DATA PROVIDED =>
⟨

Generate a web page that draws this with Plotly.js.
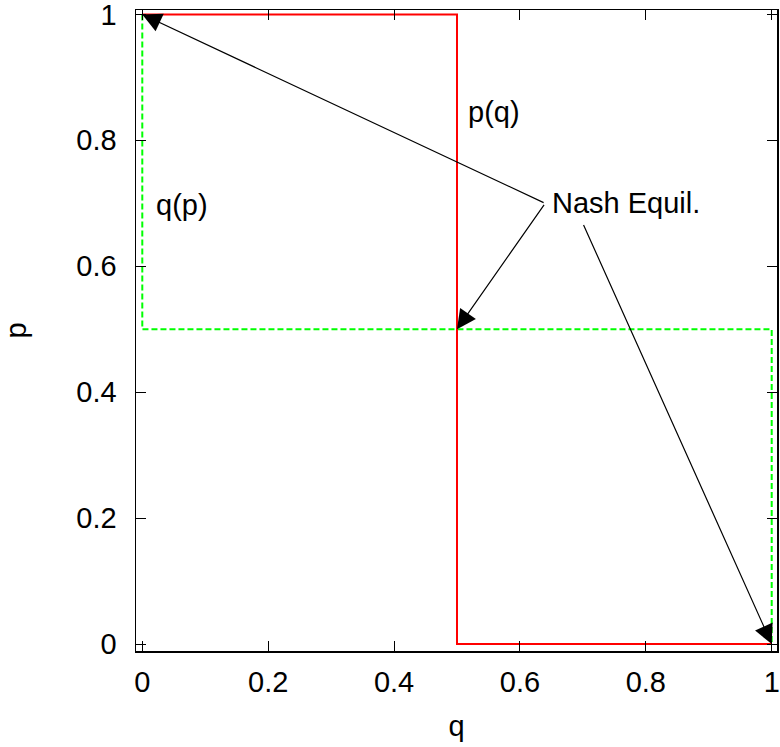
<!DOCTYPE html>
<html>
<head>
<meta charset="utf-8">
<script src="https://cdn.plot.ly/plotly-3.0.1.min.js"></script>
<style>
  html, body { margin: 0; padding: 0; background: #ffffff; }
  #chart { width: 780px; height: 747px; }
</style>
</head>
<body>
<div id="chart"></div>
<script>
// Best response p(q) (red, solid)
const pqQ = [0, 0.5, 0.5, 1];
const pqP = [1, 1, 0, 0];
// Best response q(p) (green, dashed)
const qpQ = [0, 0, 1, 1];
const qpP = [1, 0.5, 0.5, 0];

// Tick values / labels
const xTickVals = [0, 0.2, 0.4, 0.6, 0.8, 1];
const xTickText = ['0', '0.2', '0.4', '0.6', '0.8', '1'];
const yTickVals = [0, 0.2, 0.4, 0.6, 0.8, 1];
const yTickText = ['0', '0.2', '0.4', '0.6', '0.8', '1'];

// Text labels
const labelText = ['p(q)', 'q(p)', 'Nash Equil.'];
const labelX = [0.515, 0.018, 0.647];
const labelY = [0.845, 0.697, 0.700];

// Nash equilibrium arrows: tail -> tip
const arrowTailX = [0.64, 0.64, 0.70];
const arrowTailY = [0.70, 0.70, 0.668];
const arrowTipX = [0, 0.5, 1];
const arrowTipY = [1, 0.5, 0];

const FONT = 'Liberation Sans, Arial, Helvetica, sans-serif';
const FS = 29;

const traces = [
  {
    x: qpQ, y: qpP, type: 'scatter', mode: 'lines', name: 'q(p)',
    line: { color: '#00ff00', width: 2, dash: '6px,3px', shape: 'linear' },
    hoverinfo: 'skip'
  },
  {
    x: pqQ, y: pqP, type: 'scatter', mode: 'lines', name: 'p(q)',
    line: { color: '#ff0000', width: 2, shape: 'linear' },
    hoverinfo: 'skip'
  }
];

const annotations = [];
for (let i = 0; i < labelText.length; i++) {
  annotations.push({
    x: labelX[i], y: labelY[i], xref: 'x', yref: 'y',
    text: labelText[i], showarrow: false,
    xanchor: 'left', yanchor: 'middle',
    font: { family: FONT, size: FS, color: '#000000' }
  });
}
for (let i = 0; i < arrowTipX.length; i++) {
  annotations.push({
    x: arrowTipX[i], y: arrowTipY[i], xref: 'x', yref: 'y',
    ax: arrowTailX[i], ay: arrowTailY[i], axref: 'x', ayref: 'y',
    text: '', showarrow: true,
    arrowhead: 2, arrowsize: 3.2, arrowwidth: 1.2, arrowcolor: '#000000',
    standoff: 0, startstandoff: 0
  });
}

const axisCommon = {
  showgrid: false, zeroline: false,
  showline: true, linecolor: '#000000', linewidth: 1.5, mirror: 'ticks',
  ticks: 'inside', ticklen: 10, tickwidth: 1, tickcolor: '#000000',
  tickfont: { family: FONT, size: FS, color: '#000000' },
  tickmode: 'array',
  ticklabeloverflow: 'allow',
  automargin: false
};

const layout = {
  width: 780, height: 747,
  margin: { l: 136, r: 3, t: 10, b: 96, pad: 0 },
  paper_bgcolor: '#ffffff', plot_bgcolor: '#ffffff',
  showlegend: false,
  font: { family: FONT, size: FS, color: '#000000' },
  xaxis: Object.assign({}, axisCommon, {
    range: [-0.010, 1.0084],
    tickvals: xTickVals, ticktext: xTickText,
    ticklabelstandoff: 5,
    title: { text: 'q', font: { family: FONT, size: FS, color: '#000000' }, standoff: 18 }
  }),
  yaxis: Object.assign({}, axisCommon, {
    range: [-0.011, 1.007],
    tickvals: yTickVals, ticktext: yTickText,
    ticklabelstandoff: 12,
    title: { text: 'p', font: { family: FONT, size: FS, color: '#000000' }, standoff: 42 }
  }),
  annotations: annotations
};

Plotly.newPlot('chart', traces, layout, { displayModeBar: false, staticPlot: true });
</script>
</body>
</html>
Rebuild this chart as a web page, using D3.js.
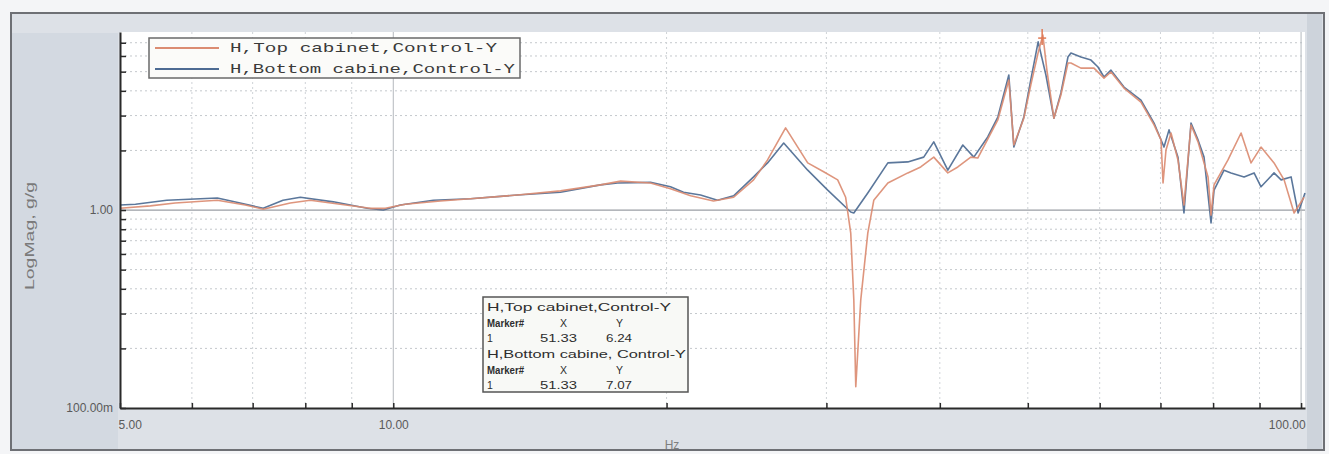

⟩

TASK TO CARRY OUT => Up to and including the line that contains "const qpP = [1, 0.5, 0.5, 0];", print the records above exactly from their first line, without any pictures.

TASK ANSWER =>
Generate a web page that draws this with Plotly.js.
<!DOCTYPE html>
<html>
<head>
<meta charset="utf-8">
<script src="https://cdn.plot.ly/plotly-3.0.1.min.js"></script>
<style>
  html, body { margin: 0; padding: 0; background: #ffffff; }
  #chart { width: 780px; height: 747px; }
</style>
</head>
<body>
<div id="chart"></div>
<script>
// Best response p(q) (red, solid)
const pqQ = [0, 0.5, 0.5, 1];
const pqP = [1, 1, 0, 0];
// Best response q(p) (green, dashed)
const qpQ = [0, 0, 1, 1];
const qpP = [1, 0.5, 0.5, 0];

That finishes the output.